-- start of Recorded data --

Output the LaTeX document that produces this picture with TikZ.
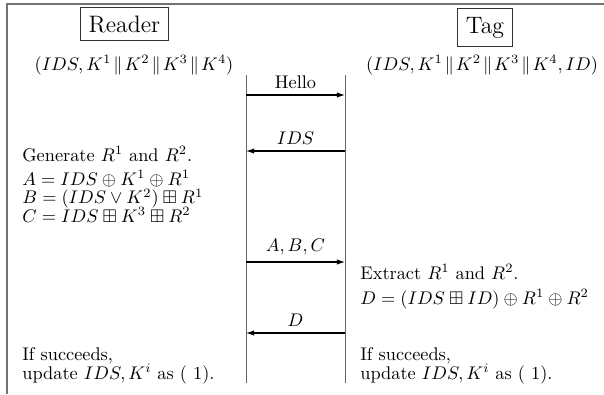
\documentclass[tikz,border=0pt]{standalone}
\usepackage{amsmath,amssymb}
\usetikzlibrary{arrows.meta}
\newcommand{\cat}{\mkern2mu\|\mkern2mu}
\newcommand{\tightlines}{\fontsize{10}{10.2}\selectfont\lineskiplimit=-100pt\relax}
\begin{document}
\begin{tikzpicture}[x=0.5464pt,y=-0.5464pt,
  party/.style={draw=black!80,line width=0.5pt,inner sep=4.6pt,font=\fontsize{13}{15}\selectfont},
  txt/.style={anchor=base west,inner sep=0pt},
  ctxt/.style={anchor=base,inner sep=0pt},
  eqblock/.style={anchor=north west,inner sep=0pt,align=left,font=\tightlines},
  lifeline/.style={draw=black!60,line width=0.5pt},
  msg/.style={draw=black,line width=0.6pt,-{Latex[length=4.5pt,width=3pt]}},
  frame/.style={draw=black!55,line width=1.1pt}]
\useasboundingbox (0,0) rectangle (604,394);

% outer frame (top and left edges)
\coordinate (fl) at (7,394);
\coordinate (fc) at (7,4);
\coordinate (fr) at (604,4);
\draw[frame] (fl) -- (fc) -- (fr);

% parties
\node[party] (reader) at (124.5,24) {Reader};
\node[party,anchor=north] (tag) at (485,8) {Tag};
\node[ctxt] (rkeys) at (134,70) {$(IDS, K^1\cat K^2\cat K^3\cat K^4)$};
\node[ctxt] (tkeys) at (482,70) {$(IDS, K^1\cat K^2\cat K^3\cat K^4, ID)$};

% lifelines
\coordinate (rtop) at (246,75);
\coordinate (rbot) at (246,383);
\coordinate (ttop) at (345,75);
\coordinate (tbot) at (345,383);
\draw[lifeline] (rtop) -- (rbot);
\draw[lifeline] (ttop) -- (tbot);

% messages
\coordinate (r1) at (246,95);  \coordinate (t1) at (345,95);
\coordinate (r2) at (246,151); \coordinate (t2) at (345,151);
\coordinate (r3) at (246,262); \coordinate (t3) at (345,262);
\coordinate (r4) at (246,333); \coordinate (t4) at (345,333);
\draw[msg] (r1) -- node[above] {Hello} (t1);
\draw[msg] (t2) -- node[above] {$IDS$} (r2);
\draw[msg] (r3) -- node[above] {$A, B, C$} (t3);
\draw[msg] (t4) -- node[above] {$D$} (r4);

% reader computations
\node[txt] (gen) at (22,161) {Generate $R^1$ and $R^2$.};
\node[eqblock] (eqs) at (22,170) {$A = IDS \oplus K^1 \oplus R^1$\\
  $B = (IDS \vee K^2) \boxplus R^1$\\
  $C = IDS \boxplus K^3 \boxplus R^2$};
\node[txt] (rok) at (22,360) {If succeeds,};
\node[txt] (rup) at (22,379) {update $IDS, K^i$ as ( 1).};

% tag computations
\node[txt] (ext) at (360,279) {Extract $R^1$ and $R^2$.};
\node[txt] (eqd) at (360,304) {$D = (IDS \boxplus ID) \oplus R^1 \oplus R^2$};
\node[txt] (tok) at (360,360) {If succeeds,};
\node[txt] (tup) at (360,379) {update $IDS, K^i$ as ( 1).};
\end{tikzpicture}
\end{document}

-- end of Recorded data --

Aim of the exercise: From the material above, copy everything exactly but the pictures.

The reply:
Output the LaTeX document that produces this picture with TikZ.
\documentclass[tikz,border=0pt]{standalone}
\usepackage{amsmath,amssymb}
\usetikzlibrary{arrows.meta}
\newcommand{\cat}{\mkern2mu\|\mkern2mu}
\newcommand{\tightlines}{\fontsize{10}{10.2}\selectfont\lineskiplimit=-100pt\relax}
\begin{document}
\begin{tikzpicture}[x=0.5464pt,y=-0.5464pt,
  party/.style={draw=black!80,line width=0.5pt,inner sep=4.6pt,font=\fontsize{13}{15}\selectfont},
  txt/.style={anchor=base west,inner sep=0pt},
  ctxt/.style={anchor=base,inner sep=0pt},
  eqblock/.style={anchor=north west,inner sep=0pt,align=left,font=\tightlines},
  lifeline/.style={draw=black!60,line width=0.5pt},
  msg/.style={draw=black,line width=0.6pt,-{Latex[length=4.5pt,width=3pt]}},
  frame/.style={draw=black!55,line width=1.1pt}]
\useasboundingbox (0,0) rectangle (604,394);

% outer frame (top and left edges)
\coordinate (fl) at (7,394);
\coordinate (fc) at (7,4);
\coordinate (fr) at (604,4);
\draw[frame] (fl) -- (fc) -- (fr);

% parties
\node[party] (reader) at (124.5,24) {Reader};
\node[party,anchor=north] (tag) at (485,8) {Tag};
\node[ctxt] (rkeys) at (134,70) {$(IDS, K^1\cat K^2\cat K^3\cat K^4)$};
\node[ctxt] (tkeys) at (482,70) {$(IDS, K^1\cat K^2\cat K^3\cat K^4, ID)$};

% lifelines
\coordinate (rtop) at (246,75);
\coordinate (rbot) at (246,383);
\coordinate (ttop) at (345,75);
\coordinate (tbot) at (345,383);
\draw[lifeline] (rtop) -- (rbot);
\draw[lifeline] (ttop) -- (tbot);

% messages
\coordinate (r1) at (246,95);  \coordinate (t1) at (345,95);
\coordinate (r2) at (246,151); \coordinate (t2) at (345,151);
\coordinate (r3) at (246,262); \coordinate (t3) at (345,262);
\coordinate (r4) at (246,333); \coordinate (t4) at (345,333);
\draw[msg] (r1) -- node[above] {Hello} (t1);
\draw[msg] (t2) -- node[above] {$IDS$} (r2);
\draw[msg] (r3) -- node[above] {$A, B, C$} (t3);
\draw[msg] (t4) -- node[above] {$D$} (r4);

% reader computations
\node[txt] (gen) at (22,161) {Generate $R^1$ and $R^2$.};
\node[eqblock] (eqs) at (22,170) {$A = IDS \oplus K^1 \oplus R^1$\\
  $B = (IDS \vee K^2) \boxplus R^1$\\
  $C = IDS \boxplus K^3 \boxplus R^2$};
\node[txt] (rok) at (22,360) {If succeeds,};
\node[txt] (rup) at (22,379) {update $IDS, K^i$ as ( 1).};

% tag computations
\node[txt] (ext) at (360,279) {Extract $R^1$ and $R^2$.};
\node[txt] (eqd) at (360,304) {$D = (IDS \boxplus ID) \oplus R^1 \oplus R^2$};
\node[txt] (tok) at (360,360) {If succeeds,};
\node[txt] (tup) at (360,379) {update $IDS, K^i$ as ( 1).};
\end{tikzpicture}
\end{document}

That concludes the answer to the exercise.